Building a new home and looking at network cabling options in the house. Home is large, Aprox 5500sq ft. so some runs could stretch out to 100m in length.

Cat 6, Cat 6A, Cat7, Cat8, and Fiber. All options are on the table.

Rather than contract this out to the home builder who would charge insane money for the job I'll be doing the cabeling myself. The builder however will run conduit to each drop area. Some rooms will only need 2 ethernet drops, others 6 or more. I would really like to cut down/eliminate daisy chained switches meaning lots of drops.

Server Closet in the basement which is also where Fiber internet will come into the house.

My current plan would be to use a combination of shielded cat6, some cat7 and fiber.

My thinking on this is to use Cat 6 for general purpose connections and low bandwidth connections.

Use Cat7 for some long distance runs or where 10GB over copper connections are really needed while providing some level or future proofing.

Use fiber where I'll have computers that would benefit from 10GB over fiber instead of RJ45. SFP+ is cheaper than 10GB Base T, etc. but its really only a drop for computers.

So questions I have or unfinished thoughts

Cat 5 and 5e were never intended to do 10GB ethernet, but to a certain extent they can. I'm not sure Cat6 was every really intended for 10GB ethernet either, but of course it can do very decent distances. So I wonder if cat 8 is worth looking at instead of cat 7 knowing that while its really a cable for 40GB over shorter distances we could find in the future that it is much more capable like we found Cat 5 was. Or is Cat8 really only for shorter distance 40GB ethernet (in which case I would think its worthless since well fiber)

I have seen charts about Cat7 and Cat8 not always suggesting real backwards compatibility with cat6, 5e. Is this just a jack termination issue pushed by the company behind GigaGate45. I have also seen people terminate Cat7 and Cat8 with shielded Rj45 compatible connectors for backwards compatibility no problem

Difference between Field Termination connections and just RJ 45 ends.

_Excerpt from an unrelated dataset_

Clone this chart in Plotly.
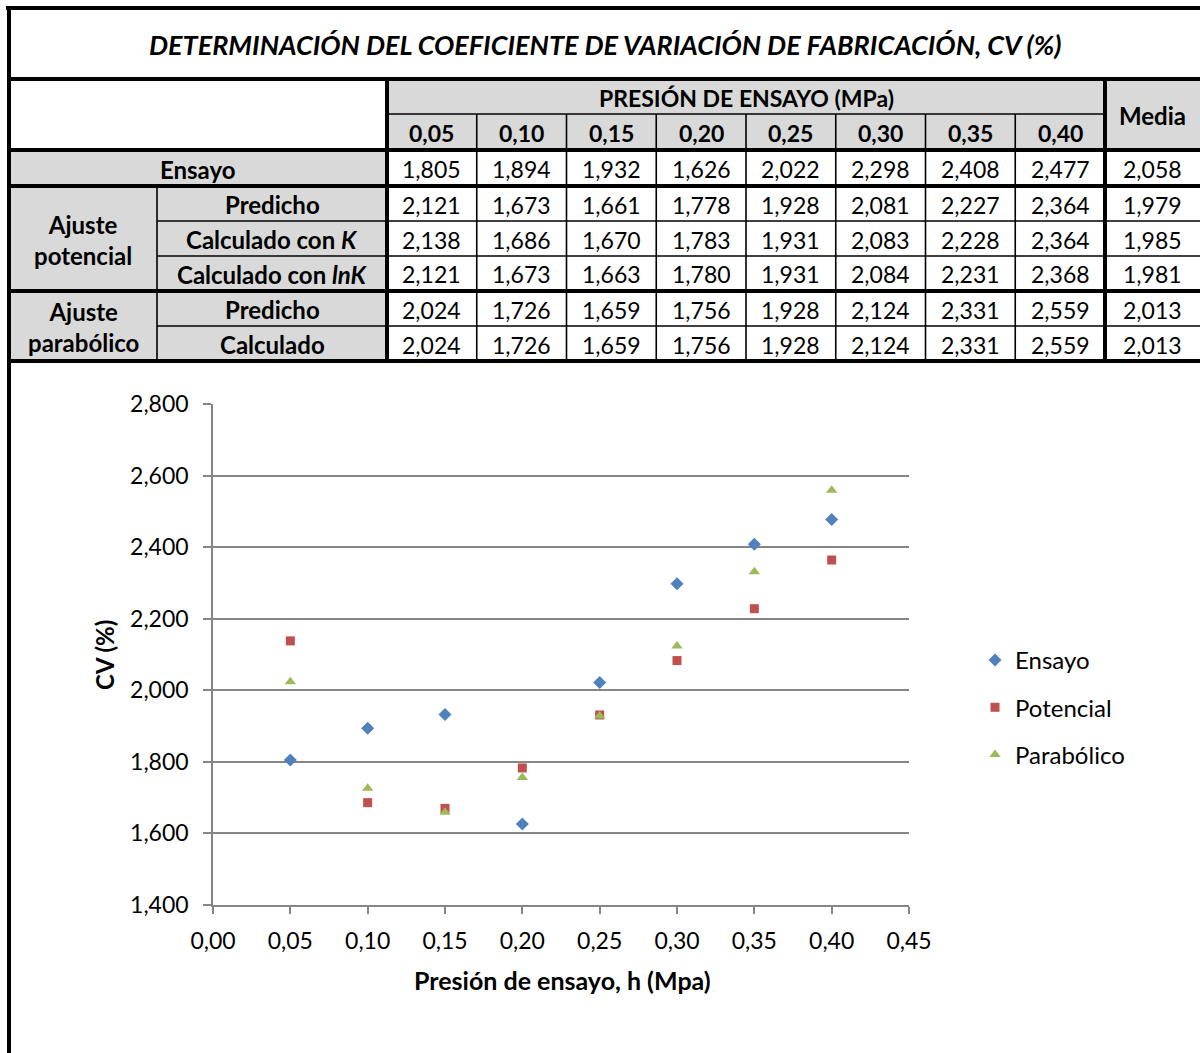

I'm not highly focused on costs here, this is not about keeping costs down. In the scheme of things an extra 1000-2000$ on a new home build is not a big deal and in reality the biggest cost will end up being time spent terminating these cables, not materials. At the same time that doesnt mean just running cat7 or cat8 everywhere if its not the right tool for the job. I'm focused on making the optimal choice for the long term here so I can forget about cabling in walls for the next 20 years (or untll something really revolutionary comes along). While someone will suggest just swapping out cables in the conduit as needed I'm not 100% interested in that either. I'd like to do a certain amount of future planning now so that in the future i'm not moving furniture just to swap out some lines.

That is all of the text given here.